Vast pinewoods cover the mountains, making them dark green. Pine trees that give these islands the name Pityuses, and whose wood was burned for centuries to produce charcoal, which was often exported. In the shade of the pine trees, the brushwood with the juniper trees, the first trees that grew on the island thousands of years ago, many of whose ancient trunks are used to decorate and support the roofs of churches and country homes. A type of wood so much in demand that the tree had to be protected, as demand had turned it into an endangered species.

I keep walking on the path that now passes by fig trees, with their bare, dry branches, but which in just a few months will offer their sweet fruits. Further away stand old olive trees of crooked trunks, grafted upon wild olive trees that appear to be part of a fairy-tale landscape. Some agaves, whose leaves yielded the fibre for the manufacture of espardenyes, Ibiza’s espadrilles, stand alone by a dry-stone wall.

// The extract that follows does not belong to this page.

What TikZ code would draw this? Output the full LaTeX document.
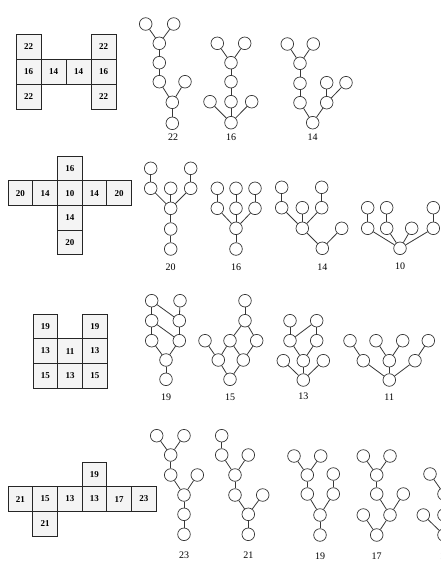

My steps then take me through remnants of this rural past: terraces of abandoned crops, disused cisterns, a well which once witnessed age-old folk dances, lime and tar kilns … Footprints of an Ibiza that refuses to die.

From the cliff at the end of the road, I behold the sea and the mountains. A little further away, man has left his worst and most recent footprint, that of uncontrolled concrete.